AI LENS was recently awarded £12,000 of commercialisation funding through the University of Nottingham’s Impact Accelerator programme. The funding supports a programme of industry engagement and market research, enabling conversations with studios, filmmakers, creative technologists and production companies about how real-time generative AI might fit within existing creative workflows, enhance them to bring new possibilities and capabilities. Alongside demonstrating the technology, the aim is to better understand how practitioners are approaching AI and where AI LENS can contribute to future production pipelines.

As part of this work, AI LENS Principal Investigator Richard Ramchurn recently attended the Marché du Film at the Cannes Film Festival, within the Virtual Production Pavilion. The event provided an opportunity to position AI LENS within the rapidly evolving virtual production landscape, and to discuss with industry professionals how AI is beginning to be used as a live creative tool, rather than solely as a post-production technology.

The project is also developing an international collaboration with New Zealand. This connection began when filmmaker and researcher Dafydd Sills-Jones visited the Virtual and Immersive Production Studio to experience AI LENS firsthand. Conversations have since evolved into a collaborative exploration of linking AI LENS systems across locations, allowing artists, performers and audiences to interact through connected generative environments in real time.

Later this year Richard will be travelling to New Zealand, supported by funding from the Arts and Humanities Research Council (AHRC) International Research Collaboration Fund.
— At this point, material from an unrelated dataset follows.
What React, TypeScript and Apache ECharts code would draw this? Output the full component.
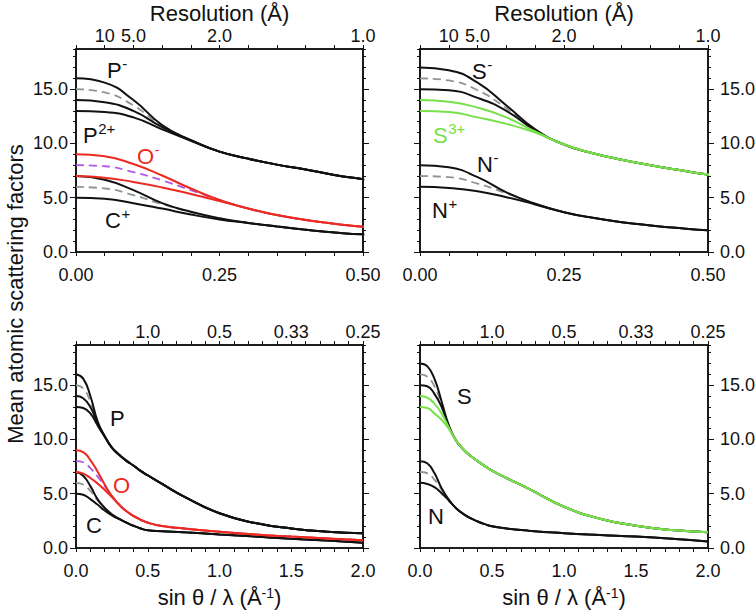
import React, { useEffect, useRef } from 'react';
import * as echarts from 'echarts';

// sin(theta)/lambda sample positions (1/Å)
const S_POINTS = [0, 0.05, 0.1, 0.15, 0.2, 0.25, 0.3, 0.35, 0.4, 0.45, 0.5, 0.6, 0.75, 1.0, 1.25, 1.5, 1.75, 2.0];

// Phosphorus (shared tail from s = 0.25)
const P_TAIL = [9.25, 8.6, 8.05, 7.6, 7.1, 6.7, 5.9, 4.75, 3.2, 2.3, 1.8, 1.5, 1.35];
const P_MINUS = [16.0, 15.6, 14.0, 11.7, 10.3, ...P_TAIL];
const P_NEUTRAL = [15.0, 14.7, 13.5, 11.6, 10.3, ...P_TAIL];
const P_PLUS = [14.0, 13.8, 13.0, 11.5, 10.3, ...P_TAIL];
const P_2PLUS = [13.0, 12.9, 12.4, 11.3, 10.25, ...P_TAIL];

// Oxygen (shared tail from s = 0.3)
const O_TAIL = [4.0, 3.4, 2.95, 2.6, 2.33, 2.02, 1.8, 1.5, 1.25, 1.05, 0.88, 0.72];
const O_MINUS = [9.0, 8.83, 8.1, 7.05, 5.85, 4.8, ...O_TAIL];
const O_NEUTRAL = [8.0, 7.9, 7.35, 6.6, 5.7, 4.8, ...O_TAIL];
const O_PLUS = [7.0, 6.85, 6.45, 5.95, 5.35, 4.7, ...O_TAIL];

// Carbon (shared tail from s = 0.3)
const C_TAIL = [2.68, 2.35, 2.05, 1.8, 1.63, 1.54, 1.45, 1.25, 1.05, 0.86, 0.68, 0.48];
const C_MINUS = [7.0, 6.65, 5.7, 4.5, 3.7, 3.1, ...C_TAIL];
const C_NEUTRAL = [6.0, 5.85, 5.25, 4.4, 3.7, 3.1, ...C_TAIL];
const C_PLUS = [5.0, 4.9, 4.5, 4.0, 3.45, 3.0, ...C_TAIL];

// Sulfur (shared tail from s = 0.25)
const S_TAIL = [9.9, 9.1, 8.5, 8.0, 7.55, 7.13, 6.45, 5.5, 3.8, 2.7, 2.05, 1.65, 1.45];
const S_MINUS = [17.0, 16.75, 15.6, 13.5, 11.3, ...S_TAIL];
const S_NEUTRAL = [16.0, 15.8, 14.9, 13.25, 11.25, ...S_TAIL];
const S_PLUS = [15.0, 14.9, 14.2, 13.0, 11.2, ...S_TAIL];
const S_2PLUS = [14.0, 13.85, 13.3, 12.4, 11.1, ...S_TAIL];
const S_3PLUS = [13.0, 12.9, 12.4, 11.8, 11.0, ...S_TAIL];

// Nitrogen (shared tail from s = 0.25)
const N_TAIL = [3.67, 3.15, 2.75, 2.45, 2.2, 2.0, 1.8, 1.6, 1.37, 1.2, 1.05, 0.85, 0.6];
const N_MINUS = [8.0, 7.8, 6.9, 5.5, 4.45, ...N_TAIL];
const N_NEUTRAL = [7.0, 6.9, 6.3, 5.4, 4.45, ...N_TAIL];
const N_PLUS = [6.0, 5.9, 5.6, 5.05, 4.38, ...N_TAIL];

// Axis tick labels
const Y_MAX = 18.7;
const Y_LABELS = [0, 5, 10, 15];
const ZOOM_X_LABELS = [0, 0.25, 0.5];
const ZOOM_RES_POS = [0.05, 0.1, 0.25, 0.5];
const ZOOM_RES_LABELS = ['10', '5.0', '2.0', '1.0'];
const FULL_X_LABELS = [0, 0.5, 1.0, 1.5, 2.0];
const FULL_RES_POS = [0.5, 1.0, 1.5, 2.0];
const FULL_RES_LABELS = ['1.0', '0.5', '0.33', '0.25'];

const BLACK = '#111111';
const GRAY = '#8d9696';
const RED = '#ec2a22';
const PURPLE = '#b25ae6';
const GREEN = '#78e04a';
const FONT = '"Liberation Sans", Arial, Helvetica, sans-serif';

type Curve = { data: number[]; color: string; dashed?: boolean };

const LEFT_CURVES: Curve[] = [
  { data: C_NEUTRAL, color: GRAY, dashed: true },
  { data: C_PLUS, color: BLACK },
  { data: C_MINUS, color: BLACK },
  { data: O_NEUTRAL, color: PURPLE, dashed: true },
  { data: O_PLUS, color: RED },
  { data: O_MINUS, color: RED },
  { data: P_NEUTRAL, color: GRAY, dashed: true },
  { data: P_2PLUS, color: BLACK },
  { data: P_PLUS, color: BLACK },
  { data: P_MINUS, color: BLACK },
];

const RIGHT_CURVES: Curve[] = [
  { data: N_NEUTRAL, color: GRAY, dashed: true },
  { data: N_PLUS, color: BLACK },
  { data: N_MINUS, color: BLACK },
  { data: S_NEUTRAL, color: GRAY, dashed: true },
  { data: S_PLUS, color: BLACK },
  { data: S_MINUS, color: BLACK },
  { data: S_3PLUS, color: GREEN },
  { data: S_2PLUS, color: GREEN },
];

type Panel = {
  left: number; top: number; width: number; height: number;
  xMax: number; xInterval: number; xLabels: number[]; xDigits: number;
  resPos: number[]; resLabels: string[];
  labelSide: 'left' | 'right'; curves: Curve[];
};

const PANELS: Panel[] = [
  { left: 76, top: 49, width: 287, height: 203, xMax: 0.5, xInterval: 0.05, xLabels: ZOOM_X_LABELS, xDigits: 2,
    resPos: ZOOM_RES_POS, resLabels: ZOOM_RES_LABELS, labelSide: 'left', curves: LEFT_CURVES },
  { left: 420, top: 49, width: 288, height: 203, xMax: 0.5, xInterval: 0.05, xLabels: ZOOM_X_LABELS, xDigits: 2,
    resPos: ZOOM_RES_POS, resLabels: ZOOM_RES_LABELS, labelSide: 'right', curves: RIGHT_CURVES },
  { left: 76, top: 345, width: 287, height: 203, xMax: 2.0, xInterval: 0.1, xLabels: FULL_X_LABELS, xDigits: 1,
    resPos: FULL_RES_POS, resLabels: FULL_RES_LABELS, labelSide: 'left', curves: LEFT_CURVES },
  { left: 420, top: 345, width: 288, height: 203, xMax: 2.0, xInterval: 0.1, xLabels: FULL_X_LABELS, xDigits: 1,
    resPos: FULL_RES_POS, resLabels: FULL_RES_LABELS, labelSide: 'right', curves: RIGHT_CURVES },
];

const BASE_WIDTH: Record<string, number> = { P: 14.7, S: 14.7, C: 15.9, N: 15.9, O: 17.1 };

const ANNOTATIONS: { x: number; y: number; base: string; sup: string; color: string }[] = [
  { x: 107, y: 70, base: 'P', sup: '-', color: BLACK },
  { x: 83, y: 135, base: 'P', sup: '2+', color: BLACK },
  { x: 137, y: 156, base: 'O', sup: '-', color: RED },
  { x: 105, y: 220, base: 'C', sup: '+', color: BLACK },
  { x: 472, y: 71, base: 'S', sup: '-', color: BLACK },
  { x: 433, y: 135, base: 'S', sup: '3+', color: GREEN },
  { x: 477, y: 164, base: 'N', sup: '-', color: BLACK },
  { x: 432, y: 210, base: 'N', sup: '+', color: BLACK },
  { x: 110, y: 418, base: 'P', sup: '', color: BLACK },
  { x: 113, y: 485, base: 'O', sup: '', color: RED },
  { x: 86, y: 525, base: 'C', sup: '', color: BLACK },
  { x: 457, y: 396, base: 'S', sup: '', color: BLACK },
  { x: 428, y: 516, base: 'N', sup: '', color: BLACK },
];

function lookupLabel(pos: number[], labels: string[], v: number) {
  const i = pos.findIndex((p) => Math.abs(p - v) < 1e-6);
  return i >= 0 ? labels[i] : '';
}

function buildOption() {
  const labelStyle = { color: BLACK, fontSize: 18, fontFamily: FONT };
  const axisLine = { show: true, onZero: false, lineStyle: { color: BLACK, width: 1.6 } };
  const tick = (len: number) => ({ show: true, inside: false, length: len, lineStyle: { color: BLACK, width: 1 } });

  const grid = PANELS.map((p) => ({
    left: p.left, top: p.top, width: p.width, height: p.height, containLabel: false, outerBoundsMode: 'none',
    show: true, borderWidth: 1.6, borderColor: BLACK, backgroundColor: 'transparent',
  }));

  const xAxis = PANELS.flatMap((p, g) => [
    {
      gridIndex: g, type: 'value', position: 'bottom', min: 0, max: p.xMax, interval: p.xInterval,
      axisLine, axisTick: tick(4), splitLine: { show: false },
      axisLabel: {
        ...labelStyle, margin: 14, customValues: p.xLabels,
        formatter: (v: number) => v.toFixed(p.xDigits),
      },
    },
    {
      gridIndex: g, type: 'value', position: 'top', min: 0, max: p.xMax, interval: p.xInterval,
      axisLine, axisTick: tick(4), splitLine: { show: false },
      axisLabel: {
        ...labelStyle, margin: 4, customValues: p.resPos,
        formatter: (v: number) => lookupLabel(p.resPos, p.resLabels, v),
      },
    },
  ]);

  const yAxis = PANELS.flatMap((p, g) => {
    const minor = (side: 'left' | 'right') => ({
      gridIndex: g, type: 'value', position: side, min: 0, max: Y_MAX, interval: 1,
      axisLine, axisTick: tick(3), splitLine: { show: false },
      axisLabel: {
        ...labelStyle, show: p.labelSide === side, margin: side === 'left' ? 8 : 12,
        customValues: Y_LABELS, formatter: (v: number) => v.toFixed(1),
      },
    });
    const major = (side: 'left' | 'right') => ({
      gridIndex: g, type: 'value', position: side, min: 0, max: Y_MAX,
      axisLine: { show: false, onZero: false }, axisTick: { ...tick(6), customValues: Y_LABELS },
      axisLabel: { show: false }, splitLine: { show: false },
    });
    return [minor('left'), minor('right'), major('left'), major('right')];
  });

  const series = PANELS.flatMap((p, g) =>
    p.curves.map((c) => ({
      type: 'line', xAxisIndex: 2 * g, yAxisIndex: 4 * g,
      data: S_POINTS.map((s, i) => [s, c.data[i]]),
      showSymbol: false, symbol: 'none', smooth: 0.5, clip: true, silent: true,
      lineStyle: { color: c.color, width: c.dashed ? 1.8 : 2, type: c.dashed ? [8, 5] : 'solid' },
    }))
  );

  const titleStyle = { fontSize: 22, fontFamily: FONT, fill: BLACK, align: 'center', verticalAlign: 'middle' };
  const graphic: any[] = [
    { type: 'text', x: 219.5, y: 13, style: { ...titleStyle, text: 'Resolution (Å)' } },
    { type: 'text', x: 564, y: 13, style: { ...titleStyle, text: 'Resolution (Å)' } },
    {
      type: 'text', x: 15, y: 294, rotation: Math.PI / 2,
      style: { ...titleStyle, text: 'Mean atomic scattering factors' },
    },
  ];
  [219.5, 564].forEach((cx) => {
    graphic.push({
      type: 'text', x: cx, y: 597,
      style: {
        text: '{a|sin θ / λ (Å}{s|-1}{a|)}', align: 'center', verticalAlign: 'middle',
        rich: {
          a: { fontSize: 22, fontFamily: FONT, fill: BLACK },
          s: { fontSize: 14, fontFamily: FONT, fill: BLACK, verticalAlign: 'top' },
        },
      },
    });
  });
  ANNOTATIONS.forEach((a) => {
    graphic.push({
      type: 'text', x: a.x, y: a.y,
      style: { text: a.base, fontSize: 22, fontFamily: FONT, fill: a.color, align: 'left', verticalAlign: 'middle' },
    });
    if (a.sup) {
      graphic.push({
        type: 'text', x: a.x + BASE_WIDTH[a.base] + 0.5, y: a.y - 7,
        style: { text: a.sup, fontSize: 15, fontFamily: FONT, fill: a.color, align: 'left', verticalAlign: 'middle' },
      });
    }
  });

  return { animation: false, backgroundColor: '#ffffff', grid, xAxis, yAxis, series, graphic };
}

export default function App() {
  const ref = useRef<HTMLDivElement>(null);
  useEffect(() => {
    if (!ref.current) return;
    const chart = echarts.init(ref.current, undefined, { renderer: 'svg' });
    chart.setOption(buildOption() as any);
    return () => chart.dispose();
  }, []);
  return <div ref={ref} style={{ position: 'fixed', left: 0, top: 0, width: 756, height: 613 }} />;
}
The visit will include participation in panel discussions at the Oscar-qualifying Doc Edge Festival, AI LENS workshops at Auckland University of Technology, and a research talk at University of Otago. These events will provide opportunities to share the project with filmmakers, artists, researchers and students working across documentary, immersive media and creative technology.

Closer to home, AI LENS is contributing to several new creative projects being developed through the Virtual and Immersive Production Studio. One of these is Inhabitable Worlds, a project inspired by the experience of a profoundly disabled young person whose engagement with immersive installations prompted the team to explore new forms of accessible visual storytelling. Working with Mencap partners in Northern Ireland, the project is developing an AI-guided narrative experience that presents audiences with simple binary choices as they move through a story. AI LENS is being used to generate and illustrate the unfolding moments of the narrative, creating a responsive visual storytelling system that adapts to participant decisions.

AI LENS is also being incorporated into The Magic Paintbrush, an immersive arts project led by Makers of Imaginary Worlds and supported by Immerse UK. Inspired by the traditional story of the same name, the project works with children through creative workshops to develop an interactive narrative installation. As part of the project, Richard has developed a light-painting system that uses AI LENS to transform gestures made in the air into generative imagery, allowing children to create and shape visual worlds through movement and play.

Alongside these activities, work is underway to explore licensing models that would enable artists and creative practitioners to use AI LENS within their own projects. As interest in the system grows, the focus remains on supporting creative experimentation while continuing to investigate how embodied, collaborative approaches to AI can open up new possibilities for filmmaking, performance and immersive storytelling.

What began as a research prototype has continued to develop into a platform for artistic exploration, industry engagement and international collaboration. The coming months will see AI LENS tested in new contexts, by new communities, and through new creative partnerships, and potential commercial partnerships, helping to further explore what AI-enabled creative practice might become.